Sample size determination for a binary response in a superiority clinical trial using a hybrid classical and Bayesian procedure.

BACKGROUND: When designing studies that have a binary outcome as the primary endpoint, the hypothesized proportion of patients in each population experiencing the endpoint of interest (i.e., π 1 ,π 2 ) plays an important role in sample size and power calculations. Point estimates for π 1 and π 2 are often calculated using historical data. However, the uncertainty in these estimates is rarely addressed.

METHODS: This paper presents a hybrid classical and Bayesian procedure that formally integrates prior information on the distributions of π 1 and π 2 into the study's power calculation. Conditional expected power (CEP), which averages the traditional power curve using the prior distributions of π 1 and π 2 as the averaging weight conditional on the presence of a positive treatment effect (i.e., π 2 >π 1 ), is used, and the sample size is found that equates the pre-specified frequentist power (1-β) and the conditional expected power of the trial.

RESULTS: Notional scenarios are evaluated to compare the probability of achieving a target value of power with a trial design based on traditional power and a design based on CEP. We show that if there is uncertainty in the study parameters and a distribution of plausible values for π 1 and π 2 , the performance of the CEP design is more consistent and robust than traditional designs based on point estimates for the study parameters. Traditional sample size calculations based on point estimates for the hypothesized study parameters tend to underestimate the required sample size needed to account for the uncertainty in the parameters. The greatest marginal benefit of the proposed method is achieved when the uncertainty in the parameters is not large.

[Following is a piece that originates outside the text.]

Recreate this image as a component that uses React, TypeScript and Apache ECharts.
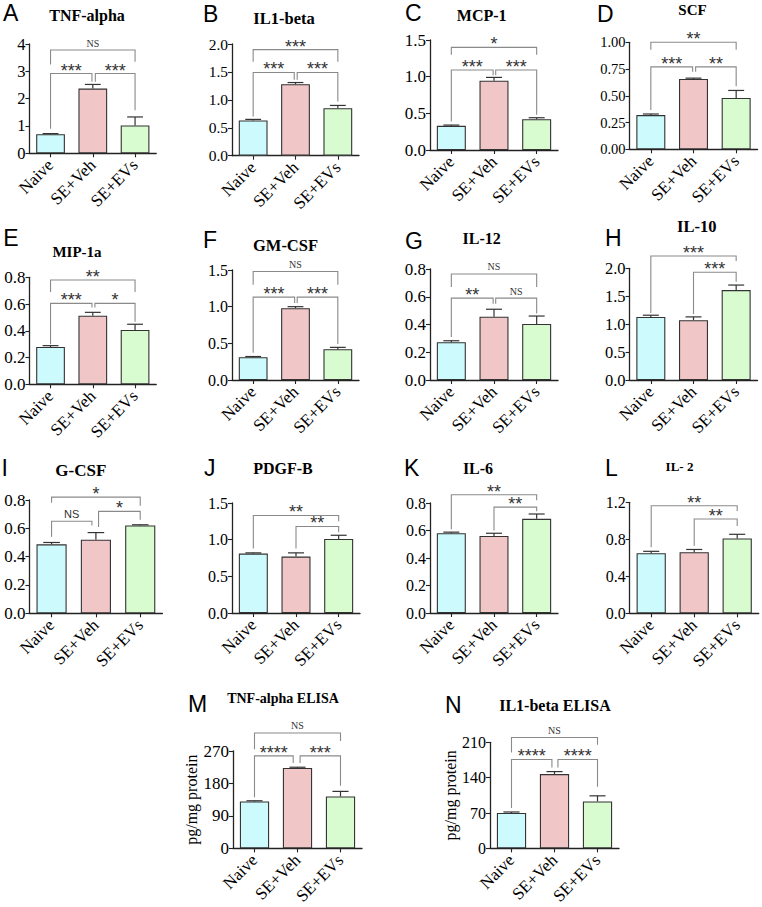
import { useEffect, useRef } from 'react';
import * as echarts from 'echarts';

const categories = ['Naive', 'SE+Veh', 'SE+EVs'];

const panelLetters = ['A', 'B', 'C', 'D', 'E', 'F', 'G', 'H', 'I', 'J', 'K', 'L', 'M', 'N'];
const panelTitles = ['TNF-alpha', 'IL1-beta', 'MCP-1', 'SCF', 'MIP-1a', 'GM-CSF', 'IL-12', 'IL-10', 'G-CSF', 'PDGF-B', 'IL-6', 'IL- 2', 'TNF-alpha ELISA', 'IL1-beta ELISA'];
const yAxisName = 'pg/mg protein';

// Means and SEM per panel
const tnfAlphaMean = [0.70, 2.37, 1.02];
const tnfAlphaSem = [0.02, 0.15, 0.31];
const il1BetaMean = [0.63, 1.28, 0.85];
const il1BetaSem = [0.02, 0.03, 0.05];
const mcp1Mean = [0.33, 0.945, 0.42];
const mcp1Sem = [0.01, 0.045, 0.02];
const scfMean = [0.32, 0.657, 0.48];
const scfSem = [0.01, 0.008, 0.07];
const mip1aMean = [0.279, 0.513, 0.406];
const mip1aSem = [0.01, 0.025, 0.043];
const gmCsfMean = [0.31, 0.98, 0.42];
const gmCsfSem = [0.01, 0.02, 0.025];
const il12Mean = [0.272, 0.456, 0.404];
const il12Sem = [0.011, 0.054, 0.057];
const il10Mean = [1.13, 1.07, 1.61];
const il10Sem = [0.03, 0.06, 0.09];
const gCsfMean = [0.487, 0.52, 0.62];
const gCsfSem = [0.013, 0.05, 0.005];
const pdgfBMean = [0.81, 0.77, 1.01];
const pdgfBSem = [0.01, 0.05, 0.05];
const il6Mean = [0.58, 0.56, 0.685];
const il6Sem = [0.008, 0.02, 0.035];
const il2Mean = [0.65, 0.66, 0.81];
const il2Sem = [0.02, 0.03, 0.044];
const tnfElisaMean = [130, 223, 144];
const tnfElisaSem = [2, 2, 14];
const il1bElisaMean = [70, 147, 93];
const il1bElisaSem = [2, 5, 11];

// y axis: [max, interval, decimals]
const tnfAlphaTicks = [4, 1, 0];
const il1BetaTicks = [2, 0.5, 1];
const mcp1Ticks = [1.5, 0.5, 1];
const scfTicks = [1, 0.25, 2];
const mip1aTicks = [0.8, 0.2, 1];
const gmCsfTicks = [1.5, 0.5, 1];
const il12Ticks = [0.8, 0.2, 1];
const il10Ticks = [2, 0.5, 1];
const gCsfTicks = [0.8, 0.2, 1];
const pdgfBTicks = [1.5, 0.5, 1];
const il6Ticks = [0.8, 0.2, 1];
const il2Ticks = [1.2, 0.4, 1];
const tnfElisaTicks = [270, 90, 0];
const il1bElisaTicks = [210, 70, 0];

// significance brackets: [fromCategory, toCategory, bracketValue, leftLegEnd, rightLegEnd, label]
const tnfAlphaBrackets = [[0, 0.98, 2.92, 0.9, 2.62, '***'], [1.06, 2, 2.92, 2.62, 1.58, '***'], [0, 2, 3.78, 3.25, 3.35, 'NS']];
const il1BetaBrackets = [[0, 0.97, 1.49, 0.70, 1.36, '***'], [1.04, 2, 1.49, 1.36, 0.97, '***'], [0, 2, 1.90, 1.68, 1.68, '***']];
const mcp1Brackets = [[0, 0.98, 1.09, 0.39, 1.02, '***'], [1.04, 2, 1.09, 1.02, 0.48, '***'], [0, 2, 1.40, 1.3, 1.3, '*']];
const scfBrackets = [[0, 0.98, 0.77, 0.367, 0.725, '***'], [1.05, 2, 0.77, 0.725, 0.59, '**'], [0, 2, 1.0, 0.93, 0.93, '**']];
const mip1aBrackets = [[0, 0.98, 0.605, 0.30, 0.575, '***'], [1.05, 2, 0.605, 0.575, 0.468, '*'], [0, 2, 0.78, 0.69, 0.69, '**']];
const gmCsfBrackets = [[0, 0.98, 1.13, 0.37, 1.05, '***'], [1.04, 2, 1.13, 1.05, 0.49, '***'], [0, 2, 1.48, 1.3, 1.3, 'NS']];
const il12Brackets = [[0, 0.98, 0.59, 0.31, 0.55, '**'], [1.04, 2, 0.59, 0.55, 0.48, 'NS'], [0, 2, 0.764, 0.67, 0.67, 'NS']];
const il10Brackets = [[0, 2, 2.22, 1.2, 2.13, '***'], [1, 2, 1.93, 1.18, 1.76, '***']];
const gCsfBrackets = [[0, 0.91, 0.65, 0.54, 0.62, 'NS'], [1.06, 2, 0.72, 0.61, 0.66, '*'], [0, 2, 0.82, 0.78, 0.76, '*']];
const pdgfBBrackets = [[0, 2, 1.33, 0.88, 1.25, '**'], [1, 2, 1.18, 0.88, 1.1, '**']];
const il6Brackets = [[0, 2, 0.86, 0.61, 0.82, '**'], [1, 2, 0.77, 0.6, 0.74, '**']];
const il2Brackets = [[0, 2, 1.163, 0.713, 1.106, '**'], [1, 2, 1.02, 0.73, 0.945, '**']];
const tnfElisaBrackets = [[0, 0.9, 256.5, 142, 237, '****'], [1.06, 2, 256.5, 237, 173.6, '***'], [0, 2, 320, 275, 298, 'NS']];
const il1bElisaBrackets = [[0, 0.94, 176, 80, 160, '****'], [1.08, 2, 176, 160, 122, '****'], [0, 2, 219.6, 190, 205, 'NS']];

const panelMeans = [tnfAlphaMean, il1BetaMean, mcp1Mean, scfMean, mip1aMean, gmCsfMean, il12Mean, il10Mean, gCsfMean, pdgfBMean, il6Mean, il2Mean, tnfElisaMean, il1bElisaMean];
const panelSems = [tnfAlphaSem, il1BetaSem, mcp1Sem, scfSem, mip1aSem, gmCsfSem, il12Sem, il10Sem, gCsfSem, pdgfBSem, il6Sem, il2Sem, tnfElisaSem, il1bElisaSem];
const panelTicks = [tnfAlphaTicks, il1BetaTicks, mcp1Ticks, scfTicks, mip1aTicks, gmCsfTicks, il12Ticks, il10Ticks, gCsfTicks, pdgfBTicks, il6Ticks, il2Ticks, tnfElisaTicks, il1bElisaTicks];
const panelBrackets = [tnfAlphaBrackets, il1BetaBrackets, mcp1Brackets, scfBrackets, mip1aBrackets, gmCsfBrackets, il12Brackets, il10Brackets, gCsfBrackets, pdgfBBrackets, il6Brackets, il2Brackets, tnfElisaBrackets, il1bElisaBrackets];

// ---- layout (pixels) ----
const gridBoxes = [
  [29.4, 44, 126.8, 109.3],
  [232, 44, 127, 111.7],
  [430, 40, 128, 110],
  [629.5, 42.3, 128, 107],
  [29.4, 277.3, 126.8, 107],
  [232, 270, 127, 110],
  [430, 269, 128, 111],
  [629.5, 268.3, 128, 111.7],
  [29.4, 500, 133, 113.3],
  [232, 503, 128, 110],
  [430, 503, 128, 110],
  [629.7, 502.3, 129, 111],
  [233, 751, 129, 100],
  [490, 742.3, 129, 109.4],
];
const titleBoxes = [
  [87, 15, 16], [284, 18, 16.5], [481.7, 15, 16], [692.5, 10, 15],
  [77, 251.7, 15], [285.5, 245, 16.5], [481.7, 238, 16], [696.7, 226, 16.5],
  [80.8, 470.7, 17], [283, 468, 16], [478, 468, 16], [679.5, 466.7, 13],
  [283, 698.3, 14], [555, 705, 16],
];
const letterBoxes = [
  [3, 13.3], [203, 13.5], [405, 12.5], [597, 14],
  [3.3, 237.5], [203, 240], [405, 240.7], [605, 238],
  [1.5, 468], [204, 468], [404, 468], [605, 468],
  [188, 703.5], [445, 705],
];
const tickFontSizes = [16.5, 15.5, 17, 14.5, 17, 16, 17, 16.5, 17, 16, 16, 16, 17, 16];

const barColors = ['#cdfbfd', '#f0c6c6', '#d8fcd0'];
const serif = '"Liberation Serif", "Times New Roman", serif';
const sans = '"Liberation Sans", Arial, sans-serif';

function buildOption() {
  const grid: any[] = [];
  const xAxis: any[] = [];
  const yAxis: any[] = [];
  const series: any[] = [];
  const graphic: any[] = [];

  panelMeans.forEach((means, p) => {
    const [left, top, width, height] = gridBoxes[p];
    const [ymax, interval, dec] = panelTicks[p];
    grid.push({ left, top, width, height, containLabel: false });
    xAxis.push({
      type: 'category',
      gridIndex: p,
      data: categories,
      axisLine: { show: true, lineStyle: { color: '#222', width: 1.3 } },
      axisTick: { show: true, alignWithLabel: true, length: 4, lineStyle: { color: '#222', width: 1.1 } },
      axisLabel: { rotate: 45, interval: 0, margin: 9, fontFamily: serif, fontSize: 17, color: '#000' },
    });
    const isElisa = p >= 12;
    yAxis.push({
      type: 'value',
      gridIndex: p,
      min: 0,
      max: ymax,
      interval,
      name: isElisa ? yAxisName : '',
      nameLocation: 'middle',
      nameGap: 30,
      nameTextStyle: { fontFamily: serif, fontSize: 16, color: '#000' },
      axisLine: { show: true, lineStyle: { color: '#222', width: 1.3 } },
      axisTick: { show: true, length: 4, lineStyle: { color: '#222', width: 1.1 } },
      splitLine: { show: false },
      axisLabel: {
        margin: 4,
        fontFamily: serif,
        fontSize: tickFontSizes[p],
        color: '#000',
        formatter: (v: number) => v.toFixed(dec as number),
      },
    });
    series.push({
      type: 'bar',
      xAxisIndex: p,
      yAxisIndex: p,
      barWidth: '68%',
      data: means.map((v, i) => ({ value: v, itemStyle: { color: barColors[i] } })),
      itemStyle: { borderColor: '#333', borderWidth: 1.1 },
      z: 2,
    });
    const sems = panelSems[p];
    series.push({
      type: 'custom',
      xAxisIndex: p,
      yAxisIndex: p,
      clip: false,
      z: 3,
      encode: { x: 0, y: 1 },
      data: means.map((v, i) => [i, v, sems[i]]),
      renderItem: (params: any, api: any) => {
        const idx = api.value(0);
        const v = api.value(1);
        const e = api.value(2);
        const base = api.coord([idx, v]);
        const tip = api.coord([idx, v + e]);
        const cap = api.size([1, 0])[0] * 0.68 * 0.55;
        const st = { stroke: '#333', lineWidth: 1.2 };
        return {
          type: 'group',
          children: [
            { type: 'line', shape: { x1: base[0], y1: base[1], x2: tip[0], y2: tip[1] }, style: st },
            { type: 'line', shape: { x1: tip[0] - cap / 2, y1: tip[1], x2: tip[0] + cap / 2, y2: tip[1] }, style: st },
          ],
        };
      },
    });
    const brackets = panelBrackets[p];
    series.push({
      type: 'custom',
      xAxisIndex: p,
      yAxisIndex: p,
      clip: false,
      z: 4,
      encode: { x: 0, y: 1 },
      data: brackets.map((b) => [Math.round(b[0] as number), b[2]]),
      renderItem: (params: any, api: any) => {
        const b = brackets[params.dataIndex];
        const bw = api.size([1, 0])[0];
        const pt = (x: number, y: number) => {
          const i = Math.round(x);
          const c = api.coord([i, y]);
          return [c[0] + (x - i) * bw, c[1]];
        };
        const lt = pt(b[0] as number, b[2] as number);
        const ll = pt(b[0] as number, b[3] as number);
        const rt = pt(b[1] as number, b[2] as number);
        const rl = pt(b[1] as number, b[4] as number);
        const label = b[5] as string;
        const isNS = label === 'NS';
        const nsSans = p === 8;
        const mid = (lt[0] + rt[0]) / 2;
        return {
          type: 'group',
          children: [
            {
              type: 'polyline',
              shape: { points: [ll, lt, rt, rl] },
              style: { stroke: '#8a8a8a', lineWidth: 1.1, fill: null },
            },
            {
              type: 'text',
              x: mid,
              y: isNS ? lt[1] - 7 : lt[1] - 3,
              style: {
                text: label,
                fontFamily: isNS ? (nsSans ? sans : serif) : sans,
                fontSize: isNS ? (nsSans ? 11 : 10) : 18,
                fill: '#333',
                align: 'center',
                verticalAlign: 'middle',
              },
            },
          ],
        };
      },
    });

    const [tx, ty, tfs] = titleBoxes[p];
    graphic.push({
      type: 'text',
      x: tx,
      y: ty,
      style: {
        text: panelTitles[p],
        fontFamily: serif,
        fontWeight: 'bold',
        fontSize: tfs,
        fill: '#000',
        align: 'center',
        verticalAlign: 'middle',
      },
    });
    const [lx, ly] = letterBoxes[p];
    graphic.push({
      type: 'text',
      x: lx,
      y: ly,
      style: {
        text: panelLetters[p],
        fontFamily: sans,
        fontSize: 23,
        fill: '#000',
        align: 'left',
        verticalAlign: 'middle',
      },
    });
  });

  return {
    animation: false,
    backgroundColor: '#ffffff',
    grid,
    xAxis,
    yAxis,
    series,
    graphic,
  };
}

export default function App() {
  const ref = useRef<HTMLDivElement>(null);
  useEffect(() => {
    if (!ref.current) return;
    const chart = echarts.init(ref.current, undefined, { renderer: 'svg' });
    chart.setOption(buildOption() as any);
    return () => chart.dispose();
  }, []);
  return (
    <div
      ref={ref}
      style={{ position: 'absolute', left: 0, top: 0, width: 762, height: 907, background: '#fff' }}
    />
  );
}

CONCLUSIONS: Through this procedure, we are able to formally integrate prior information on the uncertainty and variability of the study parameters into the design of the study while maintaining a frequentist framework for the final analysis. Solving for the sample size that is necessary to achieve a high level of CEP given the available prior information helps protect against misspecification of hypothesized treatment effect and provides a substantiated estimate that forms the basis for discussion about the study's feasibility during the design phase.